A Race for Peace at Sports Festival in Korea

Cheonan, Korea - Even as the feet of Palestinian and Israeli leaders wobble along the path of the Middle East peace road map, Sunday, July 13, 2003 three Jordanian men -- about the age of suicide bombers from the PLO and Chechnya ran steadily to win three of four top spots in a race for peace organized by the widely spreading Interreligious and International Federation for World Peace in the sleepy town of Cheonan, South Korea -- 442,593 people known for the hard work of its farming population.
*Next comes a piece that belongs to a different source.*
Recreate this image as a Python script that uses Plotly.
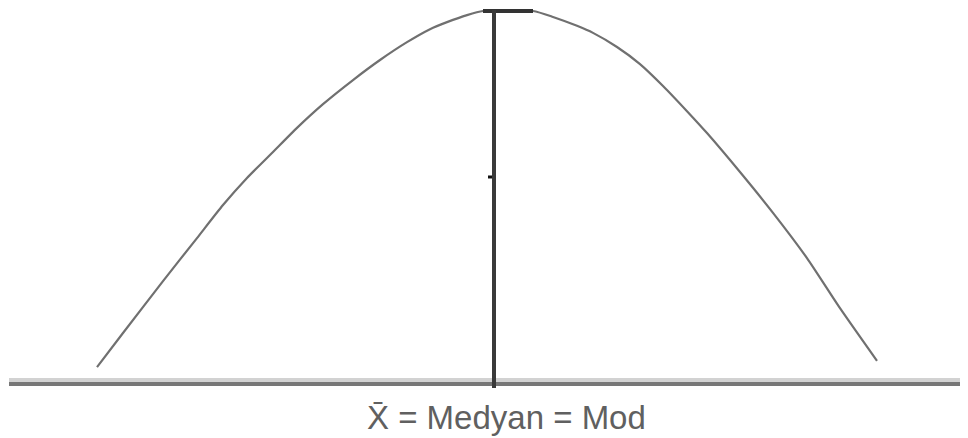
import plotly.graph_objects as go

# Curve (x in units from the centre, y relative height, peak = 1)
curve_x = [-3.97, -3.71, -3.31, -2.97, -2.71, -2.47, -2.21, -1.97, -1.71, -1.41, -1.14, -0.87, -0.64, -0.47,
           -0.27, -0.11, 0.39, 0.59, 0.83, 0.99, 1.23, 1.46, 1.69, 1.93, 2.13, 2.46, 2.79, 3.13, 3.46, 3.83]
curve_y = [0.040, 0.132, 0.272, 0.388, 0.477, 0.550, 0.620, 0.685, 0.749, 0.814, 0.868, 0.916, 0.951, 0.970,
           0.989, 1.0, 1.0, 0.984, 0.960, 0.941, 0.903, 0.857, 0.798, 0.730, 0.671, 0.566, 0.456, 0.334, 0.199, 0.057]
peak_x = [-0.11, 0.39]
peak_y = [1.0, 1.0]
centre_x = 0.0
centre_top = 1.003
centre_bottom = -0.016
mid_mark_y = 0.5526
baseline_x = [-4.85, 4.85]
label_text = "X\u0304 = Medyan = Mod"

fig = go.Figure()

# baseline (light top band, dark bottom band)
fig.add_trace(go.Scatter(x=baseline_x, y=[0.0054, 0.0054], mode="lines",
                         line=dict(color="#d2d2d2", width=4), hoverinfo="skip"))
fig.add_trace(go.Scatter(x=baseline_x, y=[-0.0054, -0.0054], mode="lines",
                         line=dict(color="#777777", width=4), hoverinfo="skip"))

# bell curve
fig.add_trace(go.Scatter(x=curve_x, y=curve_y, mode="lines",
                         line=dict(color="#707070", width=2.2, shape="spline", smoothing=0.6),
                         hoverinfo="skip"))
# dark top segment
fig.add_trace(go.Scatter(x=peak_x, y=peak_y, mode="lines",
                         line=dict(color="#333333", width=4), hoverinfo="skip"))
# centre vertical line
fig.add_trace(go.Scatter(x=[centre_x, centre_x], y=[centre_bottom, centre_top], mode="lines",
                         line=dict(color="#3a3a3a", width=4), hoverinfo="skip"))
# small mark at half height
fig.add_trace(go.Scatter(x=[-0.06, -0.02], y=[mid_mark_y, mid_mark_y], mode="lines",
                         line=dict(color="#111111", width=3), hoverinfo="skip"))

fig.add_annotation(x=0.12, y=-0.097, text=label_text, showarrow=False,
                   xanchor="center", yanchor="middle",
                   font=dict(family="Liberation Sans, Arial, sans-serif", size=33, color="#606060"))

# ranges compensate for the page's 8px body margin
fig.update_layout(
    width=968, height=438,
    margin=dict(l=0, r=0, t=0, b=0),
    paper_bgcolor="white", plot_bgcolor="white",
    showlegend=False,
    xaxis=dict(range=[-4.86, 4.82], visible=False, fixedrange=True),
    yaxis=dict(range=[-0.1725, 1.0081], visible=False, fixedrange=True),
)

fig.write_html("out.html")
Flanked by two of his triumphant countrymen, shortly after clinching the coveted crown for the world's number one runner for peace, Jordanian college marathoner, Methkel Abu Duras said in Arabic with his coach, Umm-Qise native, Talib Al Rousan interpreting, "We are in Korea to show our people and the entire world the right way to go -- the way of peace, love and understanding. Peace and harmonious living are beautiful and attractive. Who says war and violence are not ugly and life destroying?"

Compatriots Sulman al Gdran won the second place, Bashar Rehael took the fourth, while Young Leal of the United States wrested the third position in this ding-dong race of five kilometers that rendered hundreds breathless and others heaving sighs of relief after chesting the tape at the end.

Altogether, 2,000 men and women, representing 43 nations and 10 different faiths--Buddhism, Chondokyo, Christianity, Confucianism, Hinduism, Islam, Judaism, Shinto, Sikhism and Unification--vied for laurels and "at the same time enhance global peace, cultural, racial and religious harmony, and draw the attention of a world at war with itself to the urgent need for peace and the role of non-conventional means like sports diplomacy and cultural festivals to attain it."

Hundreds of participants spoke from the podium and in press interviews in similar vein of the "enduring benefits for humankind" of this global peace movement which is the brainchild of Washington Times newspaper baron and United Press International news service owner, Reverend Sun Myung Moon.

One of the ardent believers in this global peace movement, Inderjeet Singh, a Bowling Green University-trained sports administrator from Malaysia said of the race for peace, "The world indeed is one home and humankind is one family. We are seeking to build a new breed of boys and girls, men and women with broad enough horizons to see themselves as citizens of the world, not just citizens of one particular nation."

Intermittently referring to the immortal words, of India's Mahatma Ghandi of blessed memory, "Do we want the world to be blind? No! If it were eye for an eye, the whole world would have been blind," -- Mr. Singh, a Sikh added, "we are here to celebrate peace and the unity of the human race and our Creator, the only one God."

Others who spoke about the need for peoples and leaders of the world to engage in similar activities and events that may pull down the strongholds of racial and cultural disharmony, intolerance and bigotry include Thailand's lawn tennis player and Buddhist, 18-year-old, Sukrit Samakketkarn, Russia's Ecology student, Ksenia Fesenko, Aila Willitts, an economist and Christian from Finland, Singapore's Polytechnic and Moslem student, Airin Astuty Samsuri, Kai-riin Saluste of Estonia, Rev. John Gehring of the United States, Korea's Kyung-June Lee and Lynne Kim.

Malaysia, with 110 participants, had the highest representation at the race, a total of 104 men and women came from the United States; from Japan came 90, the Philippines 86, Taiwan 70, and 60 Russians and hundreds from about two-score countries took part in the race for peace.